So the last question, which is a little bit of an algebraic challenge,
is 2 functions dividing each other but this time there's no numbers, we're just dealing with letters.
The letters are constant so a and b could be any numbers
and we're just deriving a general formula or a general result.
So, we have y equals to a plus b sin of x over a minus b sin of x.
Look at your function. What is happening' Two functions are dividing.
When you are to differentiate something that's dividing, you will use the quotient rule.
So, these things should be coming more naturally to us. This is our u, this is our v.

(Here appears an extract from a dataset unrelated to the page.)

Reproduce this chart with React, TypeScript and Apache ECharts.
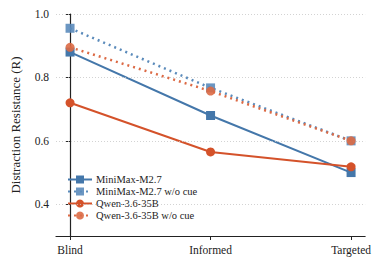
import React, { useEffect, useRef } from "react";
import * as echarts from "echarts";

const categories = ["Blind", "Informed", "Targeted"];
const minimax = [0.88, 0.68, 0.5];
const minimaxNoCue = [0.955, 0.767, 0.6];
const qwen = [0.72, 0.565, 0.518];
const qwenNoCue = [0.895, 0.757, 0.6];
const yTicks = [0.4, 0.6, 0.8, 1.0];

const BLUE = "#4477aa";
const BLUE_L = "#5b8bbb";
const ORANGE = "#d4522a";
const ORANGE_L = "#dc6a45";
const FONT = "'Liberation Serif', 'Times New Roman', 'DejaVu Serif', serif";

export default function App() {
  const ref = useRef<HTMLDivElement>(null);
  useEffect(() => {
    const chart = echarts.init(ref.current!, null, { renderer: "svg" });
    const toXY = (arr: number[]) => arr.map((v, i) => [i, v]);
    const mk = (name: string, data: number[], color: string, symbol: string, dotted: boolean, z: number) => ({
      name,
      type: "line",
      data: toXY(data),
      symbol,
      symbolSize: 9,
      z,
      lineStyle: { color, width: dotted ? 2.5 : 2, type: dotted ? [2, 4] : "solid" },
      itemStyle: { color, opacity: dotted ? 0.9 : 1 },
      emphasis: { disabled: true },
    });
    const rich = {
      s: { fontFamily: FONT, fontSize: 11.5, color: "#222" },
      n: { fontFamily: FONT, fontSize: 13, color: "#222" },
    };
    chart.setOption({
      animation: false,
      textStyle: { fontFamily: FONT },
      grid: { left: 56, right: 1, top: 14, bottom: 26, containLabel: false },
      xAxis: {
        type: "value",
        min: -0.1,
        max: 2.1,
        splitLine: { show: false },
        axisLine: { lineStyle: { color: "#222", width: 1.2 } },
        axisTick: { customValues: [0, 1, 2], length: 4, lineStyle: { color: "#222" } },
        axisLabel: {
          customValues: [0, 1, 2],
          formatter: (v: number) => "{s|" + categories[Math.round(v)] + "}",
          rich,
          color: "#222",
          fontSize: 11.5,
          fontFamily: FONT,
          margin: 8,
        },
      },
      yAxis: {
        type: "value",
        min: 0.3,
        max: 1.0,
        name: "{n|Distraction Resistance (R)}",
        nameLocation: "middle",
        nameGap: 34,
        nameTextStyle: { fontSize: 13, color: "#222", fontFamily: FONT, rich },
        splitLine: { show: false },
        axisLine: { show: true, lineStyle: { color: "#222", width: 1.2 } },
        axisTick: { show: true, customValues: yTicks, length: 4, lineStyle: { color: "#222" } },
        axisLabel: {
          customValues: yTicks,
          formatter: (v: number) => "{s|" + v.toFixed(1) + "}",
          rich,
          color: "#222",
          fontSize: 11.5,
          fontFamily: FONT,
          margin: 7,
        },
      },
      legend: {
        left: 62,
        top: 169,
        orient: "vertical",
        itemWidth: 24,
        itemHeight: 10,
        itemGap: 1,
        textStyle: { fontSize: 10.5, color: "#222", fontFamily: FONT, padding: [0, 0, 0, -1] },
        data: ["MiniMax-M2.7", "MiniMax-M2.7 w/o cue", "Qwen-3.6-35B", "Qwen-3.6-35B w/o cue"],
      },
      series: [
        {
          type: "line",
          data: [],
          silent: true,
          markLine: {
            silent: true,
            symbol: "none",
            label: { show: false },
            lineStyle: { color: "#c8c8c8", type: [1, 2], width: 0.8 },
            data: yTicks.map((v) => ({ yAxis: v })),
          },
        },
        mk("MiniMax-M2.7", minimax, BLUE, "rect", false, 3),
        mk("MiniMax-M2.7 w/o cue", minimaxNoCue, BLUE_L, "rect", true, 2),
        mk("Qwen-3.6-35B", qwen, ORANGE, "circle", false, 4),
        mk("Qwen-3.6-35B w/o cue", qwenNoCue, ORANGE_L, "circle", true, 5),
      ],
    });
    return () => chart.dispose();
  }, []);
  return <div ref={ref} style={{ width: 374, height: 262, position: "absolute", left: 0, top: 0 }} />;
}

Our quotient rule is this, dy/dx is vdu/dx minus udv/dx over v squared.
Let's break it down into its u's and v's. So u equals to a plus b sin x, v equals to a minus b sin x.
Differentiate it, u dashed. Now, here's the thing, a is any constant,
it's any number so it will just disappear so don't just keep it there
because it's a letter, a is a number so it disappears, b is a constant
so you can imagine it's 5 sin x and you differentiate it. So b stays
and sin x differentiates to cos x. It's not a function of a function, no chain rule,
just straight forward, differentiate sin x to cos x. Similarly for v dashed,
so let's just stay with the same notation rather than dv/dx.

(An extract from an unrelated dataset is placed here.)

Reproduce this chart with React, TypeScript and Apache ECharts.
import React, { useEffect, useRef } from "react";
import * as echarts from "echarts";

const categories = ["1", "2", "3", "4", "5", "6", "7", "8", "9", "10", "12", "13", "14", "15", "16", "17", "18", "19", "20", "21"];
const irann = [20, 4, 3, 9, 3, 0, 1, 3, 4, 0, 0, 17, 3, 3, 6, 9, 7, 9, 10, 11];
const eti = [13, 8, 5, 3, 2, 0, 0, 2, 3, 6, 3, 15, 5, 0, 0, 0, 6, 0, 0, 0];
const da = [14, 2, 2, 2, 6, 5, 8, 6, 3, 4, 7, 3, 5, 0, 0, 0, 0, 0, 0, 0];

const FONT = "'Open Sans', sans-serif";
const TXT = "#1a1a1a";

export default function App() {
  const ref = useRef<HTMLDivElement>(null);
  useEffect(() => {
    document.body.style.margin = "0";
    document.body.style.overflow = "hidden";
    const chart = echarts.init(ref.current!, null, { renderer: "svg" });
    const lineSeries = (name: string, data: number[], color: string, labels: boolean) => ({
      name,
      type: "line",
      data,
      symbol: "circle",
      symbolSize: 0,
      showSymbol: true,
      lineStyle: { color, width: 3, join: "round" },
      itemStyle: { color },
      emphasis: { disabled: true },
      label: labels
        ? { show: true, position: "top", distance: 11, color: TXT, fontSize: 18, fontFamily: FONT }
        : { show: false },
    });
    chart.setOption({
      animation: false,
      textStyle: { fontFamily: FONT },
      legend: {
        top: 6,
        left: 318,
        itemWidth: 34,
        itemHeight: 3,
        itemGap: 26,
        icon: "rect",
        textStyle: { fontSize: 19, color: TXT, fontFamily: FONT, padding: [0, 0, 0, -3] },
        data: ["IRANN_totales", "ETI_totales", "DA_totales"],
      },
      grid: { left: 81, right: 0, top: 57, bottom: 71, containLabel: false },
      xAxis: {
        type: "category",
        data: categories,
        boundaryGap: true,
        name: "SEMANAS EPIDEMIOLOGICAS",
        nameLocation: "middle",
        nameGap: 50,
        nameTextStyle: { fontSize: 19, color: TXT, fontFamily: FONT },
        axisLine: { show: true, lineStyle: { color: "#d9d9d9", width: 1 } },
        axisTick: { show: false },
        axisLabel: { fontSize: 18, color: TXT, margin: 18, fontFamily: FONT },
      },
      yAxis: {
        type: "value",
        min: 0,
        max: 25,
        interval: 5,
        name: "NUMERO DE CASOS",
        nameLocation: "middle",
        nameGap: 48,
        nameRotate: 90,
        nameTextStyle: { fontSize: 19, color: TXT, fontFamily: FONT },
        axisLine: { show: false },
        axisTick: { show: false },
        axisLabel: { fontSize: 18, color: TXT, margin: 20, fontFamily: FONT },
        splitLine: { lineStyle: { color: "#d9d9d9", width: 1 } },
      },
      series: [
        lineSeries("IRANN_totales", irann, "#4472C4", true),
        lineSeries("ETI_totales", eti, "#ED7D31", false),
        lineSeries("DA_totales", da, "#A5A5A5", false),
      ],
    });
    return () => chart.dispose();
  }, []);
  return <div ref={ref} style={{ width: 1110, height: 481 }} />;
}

The a disappears and then b or the sin x goes to cos x, so this becomes minus b cos of x.
Okay, let's put these all into our formula for our quotient rule, vdu/dx minus udv/dx.

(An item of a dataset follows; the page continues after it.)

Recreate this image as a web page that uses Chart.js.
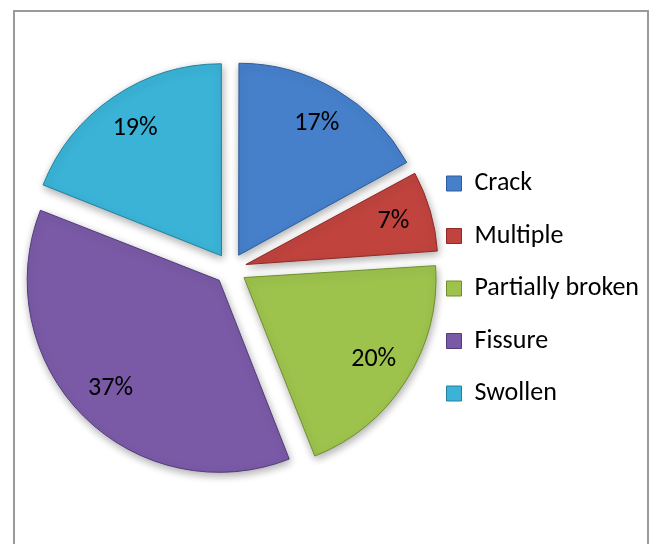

So we can now say that dy/dx is b cos x a minus b sin x,
doesn't matter what order I multiply them in, minus I have minus b cos x
multiplied by a plus b sin x. So this is all being divided by v squared,
so our v is a minus b sin of x and it's all squared. Okay, so the differentiation part is done.
All we have to do is simplify this out. So, I'll do that by multiplying this through
and then multiplying this through and then seeing if we can put them together
to make it look a bit tidier. So b cos x multiplied by a will give me ab cos x,
b cos x multiplied by minus b sin x will give me minus b squared sin x cos x.
Let me just leave the minus here for a moment and just solve the inside of the brackets.
So that gives me minus ab cos x and then I have minus b squared sin x cos x,
all over a minus b sin x squared. Okay, when we times it through with the minus,
so this and this, you'll see that the signs will change.
So this will become a plus and that will also become a plus, so let's just do that.
And then hopefully we can cancel some things and add things,
cos x minus b squared sin x cos x plus ab cos x
and then you have a minus and a minus to give you plus b squared sin x cos x
and this is still all over a minus b sin x all squared.
So we can see that we have a minus b squared sin x cos x and a plus b squared sin x cos x.
We now just have ab cos x here. We now just have ab cos x here, plus another ab cos x.
So, this gives you 2ab cos x and we are dividing it with the same denominator
that stayed with us for a while, a minus b sin x all squared.
So, by using a little bit of algebra, we've simplified our derivative
and got 2ab cos x divided by a minus b sin x all squared.